Casey Anthony represents the epitome of heartbreak that parenting adult children can bring. It is a season of life when you have no control, power, or authority. It can also be a nightmare when grandchildren are involved. Just ask Cindy Anthony.
For over three years, we have been inundated with a dysfunctional family who, at their very core, had a little one who held them together. Caylee, the child who was missing for 31 days before her mother reported it, has become the poster child for a family gone broke. It would be a better legacy if she became a symbol for a call to action for families everywhere.
I appreciate hope and I am a major proponent of it. It is a necessary ingredient in most of life's difficult situations. I am also a believer in seeing things for what they are versus what we want them to be. Herein lies one of the biggest problems I see for parents of adult children: They refuse to see the truth about their children.
Being honest about an adult child's weaknesses does not mean parents have the license to be critical or that one is giving up on them. It simply allows parents to see them truthfully so that expectations can be adjusted and relationship issues can be handled with greater awareness. By being a student of one's adult child, one will need to remove the weight of guilt and responsibility felt, even though the adult child may have picked up some of their bad habits from their parents.

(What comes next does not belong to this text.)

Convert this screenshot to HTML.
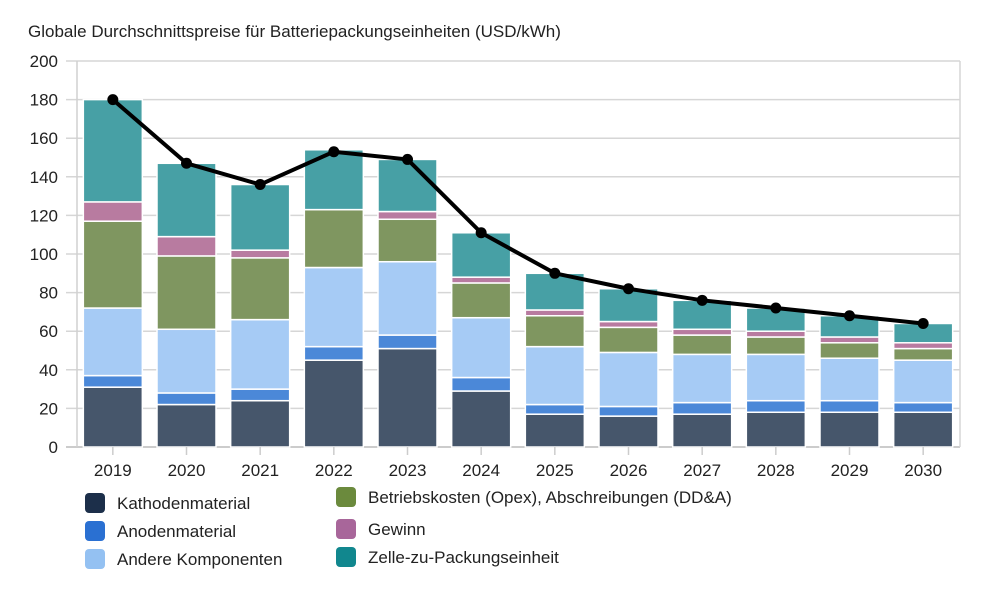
<!DOCTYPE html>
<html><head><meta charset="utf-8"><style>
body{margin:0;background:#fff;font-family:"Liberation Sans","DejaVu Sans",sans-serif;}
svg text{font-family:"Liberation Sans","DejaVu Sans",sans-serif;fill:#222;}
</style></head><body>
<svg id="chart" width="1000" height="585">
<text x="28" y="37" font-size="17">Globale Durchschnittspreise für Batteriepackungseinheiten (USD/kWh)</text>
<g id="grid"></g><g id="bars"></g><g id="line"></g><g id="axes"></g><g id="legend"></g>
</svg>
<script>
const years=["2019","2020","2021","2022","2023","2024","2025","2026","2027","2028","2029","2030"];
const kathode=[31,22,24,45,51,29,17,16,17,18,18,18];
const anode=[6,6,6,7,7,7,5,5,6,6,6,5];
const andere=[35,33,36,41,38,31,30,28,25,24,22,22];
const opex=[45,38,32,30,22,18,16,13,10,9,8,6];
const gewinn=[10,10,4,0,4,3,3,3,3,3,3,3];
const zelle=[53,38,34,31,27,23,19,17,15,12,11,10];
const average=[180,147,136,153,149,111,90,82,76,72,68,64];
const yTicks=[0,20,40,60,80,100,120,140,160,180,200];
const seriesNames=["Kathodenmaterial","Anodenmaterial","Andere Komponenten","Betriebskosten (Opex), Abschreibungen (DD&A)","Gewinn","Zelle-zu-Packungseinheit"];
const seriesData=[kathode,anode,andere,opex,gewinn,zelle];
const barColors=["#46566b","#4b88d8","#a6cbf5","#7f9660","#b87ba0","#47a0a5"];
const legendColors=["#1c2f4a","#2a70d2","#94c1f2","#6b8a3d","#a8669a","#11878e"];
const NS="http://www.w3.org/2000/svg";
const x0=76,x1=960,y0=447,yTop=61;
const band=(x1-x0)/years.length,bw=59;
const y=v=>y0-(v/200)*(y0-yTop);
const xc=i=>x0+band*(i+0.5);
function mk(t,a,p){const e=document.createElementNS(NS,t);for(const k in a)e.setAttribute(k,a[k]);p.appendChild(e);return e;}
const grid=document.getElementById('grid'),axes=document.getElementById('axes');
yTicks.forEach(t=>{
 const l=mk('line',{x1:66,x2:x1,y1:y(t),y2:y(t),stroke:t===0?'#bbb':'#d6d6d6','stroke-width':1.5},grid);
 
 
 const tx=mk('text',{x:58,y:y(t)+6,'text-anchor':'end','font-size':17},axes);tx.textContent=t;
 
 
});
const va=mk('line',{x1:77,x2:77,y1:yTop,y2:y0,stroke:'#d0d0d0','stroke-width':1.5},grid);


const vr=mk('line',{x1:x1,x2:x1,y1:yTop,y2:y0,stroke:'#d6d6d6','stroke-width':1.5},grid);


const bars=document.getElementById('bars');
years.forEach((yr,i)=>{
 let acc=0;
 seriesData.forEach((s,k)=>{
  const v=s[i];if(v<=0){acc+=v;return;}
  const top=y(acc+v),bot=y(acc);
  const r=mk('rect',{x:xc(i)-bw/2,y:top,width:bw,height:Math.max(0,bot-top),fill:barColors[k],stroke:'#fff','stroke-width':1.5},bars);
  
  
  acc+=v;
 });
 const tk=mk('line',{x1:xc(i),x2:xc(i),y1:y0,y2:y0+8,stroke:'#ccc','stroke-width':1.5},axes);
 
 
 const tx=mk('text',{x:xc(i),y:476,'text-anchor':'middle','font-size':17},axes);tx.textContent=yr;
 
 
});
const lg=document.getElementById('line');
const pl=mk('polyline',{points:average.map((v,i)=>xc(i)+','+y(v)).join(' '),fill:'none',stroke:'#000','stroke-width':4,'stroke-linejoin':'round'},lg);


average.forEach((v,i)=>{
 const c=mk('circle',{cx:xc(i),cy:y(v),r:5.5,fill:'#000'},lg);
 
 
});
const leg=document.getElementById('legend');
const pos=[[85,503],[85,531],[85,559],[336,497],[336,529],[336,557]];
seriesNames.forEach((n,k)=>{
 const [lx,ly]=pos[k];
 const g=mk('g',{},leg);
 
 
 mk('rect',{x:lx,y:ly-10,width:20,height:20,rx:4,fill:legendColors[k]},g);
 const t=mk('text',{x:lx+32,y:ly+6,'font-size':17},g);t.textContent=n;
});
</script>
</body></html>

Clarity about an adult child's dysfunction, personality disorders, addictions, and other various shortcomings will make parenting them more effective. Parents need to seek out professional assistance if their adult child is making irresponsible choices. It is important to refrain from criticism, judgment, name calling, and character assassination when dealing with adult children. Their children can walk away from them at any point in time, never to be heard from again, if they fail to be respectful. Speaking with honor to someone does not mean you agree with them or support their choices; it is simply saying they will be treated with human dignity. This says volumes about the integrity of the parents, which when all is said and done, is all you have control over anyway.
Cindy Anthony has not only lost a granddaughter, but she has lost a daughter as well. Regardless of how the trial turns out, her family will never be the same. Let us allow her pain to be a reminder to all of us that family relationships cannot be taken for granted and we must work on them our entire lives. May we see what really is, be the best of who we are as often as possible, and learn from others who walk before us.